Anything to avoid copy-pasting application logic stuff. I did it and I was very miserable when it came to changing the logic.

Logging code execution in C++

Having used gprof and callgrind many times, I have reached the (obvious) conclusion that I cannot use them efficiently when dealing with large (as in a CAD program that loads a whole car) programs. I was thinking that maybe, I could use some C/C++ MACRO magic and somehow build a simple (but nice) logging mechanism. For example, one can call a function using the following macro:
#define CALL_FUN(fun_name, ...) \
fun_name (__VA_ARGS__);
We could add some clocking/timing stuff before and after the function call, so that every function called with CALL_FUN gets timed, e.g
#define CALL_FUN(fun_name, ...) \
time_t(&t0); \
fun_name (__VA_ARGS__); \
time_t(&t1);
The variables t0, t1 could be found in a global logging object. That logging object can also hold the calling graph for each function called through CALL_FUN. Afterwards, that object can be written in a (specifically formatted) file, and be parsed from some other program.
So here comes my (first) question: Do you find this approach tractable ? If yes, how can it be enhanced, and if not, can you propose a better way to measure time and log callgraphs ?
A collegue proposed another approach to deal with this problem, which is annotating with a specific comment each function (that we care to log). Then, during the make process, a special preprocessor must be run, parse each source file, add logging logic for each function we care to log, create a new source file with the newly added (parsing) code, and build that code instead. I guess that reading CALL_FUN... macros (my proposal) all over the place is not the best approach, and his approach would solve this problem. So what is your opinion about this approach?
PS: I am not well versed in the pitfalls of C/C++ MACROs, so if this can be developed using another approach, please say it so.
Thank you.
Well you could do some C++ magic to embed a logging object. something like
class CDebug
{
CDebug() { ... log somehow ... }
~CDebug() { ... log somehow ... }
};
in your functions then you simply write
void foo()
{
CDebug dbg;
...
you could add some debug info
dbg.heythishappened()
...
} // not dtor is called or if function is interrupted called from elsewhere.
I am bit late, but here is what I am doing for this:
On Windows there is a /Gh compiler switch which makes the compiler to insert a hidden _penter function at the start of each function. There is also a switch for getting a _pexit call at the end of each function.
You can utilizes this to get callbacks on each function call. Here is an article with more details and sample source code:
http://www.johnpanzer.com/aci_cuj/index.html
I am using this approach in my custom logging system for storing the last few thousand function calls in a ring buffer. This turned out to be useful for crash debugging (in combination with MiniDumps).
Some notes on this:
The performance impact very much depends on your callback code. You need to keep it as simple as possible.
You just need to store the function address and module base address in the log file.

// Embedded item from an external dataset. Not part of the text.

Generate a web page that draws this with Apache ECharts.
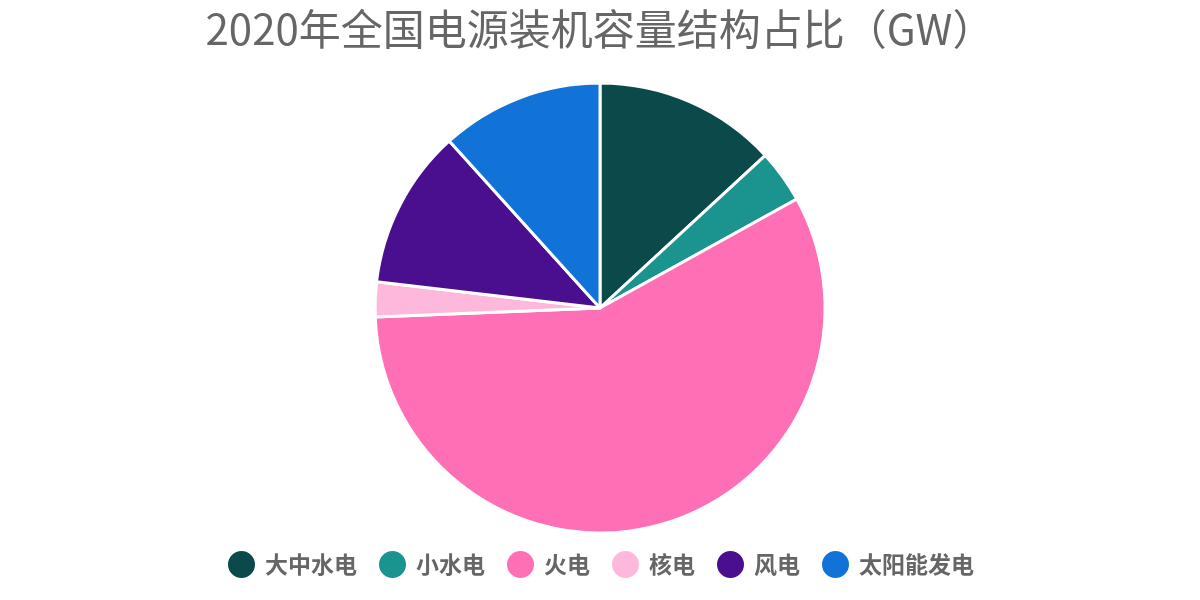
<!DOCTYPE html>
<html>
<head>
<meta charset="utf-8">
<title>2020年全国电源装机容量结构占比</title>
<script src="https://cdn.jsdelivr.net/npm/echarts@6/dist/echarts.min.js"></script>
<style>
  html, body { margin: 0; padding: 0; background: #fff; }
  #charts { width: 1200px; height: 600px; }
</style>
</head>
<body>
<div id="charts"></div>
<script>
// 数据（GW），按图中扇区角度估读
var categories = ['大中水电', '小水电', '火电', '核电', '风电', '太阳能发电'];
var capacity = [289, 84, 1263, 55, 252, 257];
var colors = ['#0b4a4a', '#1b9490', '#fe6fb6', '#feb8dc', '#4a0f8f', '#1172d8'];

var pieData = categories.map(function (name, i) {
    return { name: name, value: capacity[i] };
});

var myChart = echarts.init(document.getElementById('charts'));
myChart.setOption({
    color: colors,
    title: {
        text: '2020年全国电源装机容量结构占比（GW）',
        left: 'center',
        top: 3,
        textStyle: {
            fontFamily: 'Noto Sans CJK SC',
            fontSize: 42,
            fontWeight: 'normal',
            color: '#666'
        }
    },
    legend: {
        data: categories,
        bottom: 15,
        left: 'center',
        icon: 'circle',
        itemWidth: 29,
        itemHeight: 29,
        itemGap: 20,
        textStyle: {
            fontFamily: 'Noto Sans CJK SC',
            fontSize: 23,
            fontWeight: 'bold',
            color: '#666',
            padding: [0, 0, 0, 4]
        }
    },
    series: [{
        name: '装机容量',
        type: 'pie',
        center: [600, 308],
        radius: 225,
        startAngle: 90,
        clockwise: true,
        label: { show: false },
        labelLine: { show: false },
        itemStyle: {
            borderColor: '#fff',
            borderWidth: 3
        },
        data: pieData
    }]
});
</script>
</body>
</html>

You can then later use the Debug Interface Access SDK to get the function name from the address (via the PDB file).
All this works suprisingly well for me.
Many nice industrial libraries have functions' declarations and definitions wrapped into void macros, just in case. If your code is already like that -- go ahead and debug your performance problems with some simple asynchronous trace logger. If no -- post-insertion of such macros can be an unacceptably time-consuming.
I can understand the pain of running an 1Mx1M matrix solver under valgrind, so I would suggest starting with so called "Monte Carlo profiling method" -- start the process and in parallel run pstack repeatedly, say each second. As a result you will have N stack dumps (N can be quite significant). Then, the mathematical approach would be to count relative frequencies of each stack and make a conclusion about the ones most frequent. In practice you either immediately see the bottleneck or, if no, you switch to bisection, gprof, and finally to valgrind's toolset.
Let me assume the reason you are doing this is you want to locate any performance problems (bottlenecks) so you can fix them to get higher performance.
As opposed to measuring speed or getting coverage info.
It seems you're thinking the way to do this is to log the history of function calls and measure how long each call takes.
There's a different approach.
It's based on the idea that mainly the program walks a big call tree.
If time is being wasted it is because the call tree is more bushy than necessary,
and during the time that's being wasted, the code that's doing the wasting is visible on the stack.
It can be terminal instructions, but more likely function calls, at almost any level of the stack.
Simply pausing the program under a debugger a few times will eventually display it.
Anything you see it doing, on more than one stack sample, if you can improve it, will speed up the program.
It works whether or not the time is being spent in CPU, I/O or anything else that consumes wall clock time.
What it doesn't show you is tons of stuff you don't need to know.
The only way it can not show you bottlenecks is if they are very small,
in which case the code is pretty near optimal.
Here's more of an explanation.
Although I think it will be hard to do anything better than gprof, you can create a special class LOG for instance and instantiate it in the beginning of each function you want to log.
class LOG {
LOG(const char* ...) {
// log time_t of the beginning of the call
}
~LOG(const char* ...) {
// calculate the total time spent,
//by difference between current time and that saved in the constructor
}
};
void somefunction() {
LOG log(__FUNCTION__, __FILE__, ...);
.. do other things
}
Now you can integrate this approach with the preprocessing one you mentioned. Just add something like this in the beginning of each function you want to log:
// ### LOG
and then you replace the string automatically in debug builds (shoudn't be hard).
May be you should use a profiler. AQTime is a relatively good one for Visual Studio. (If you have VS2010 Ultimate, you already have a profiler.)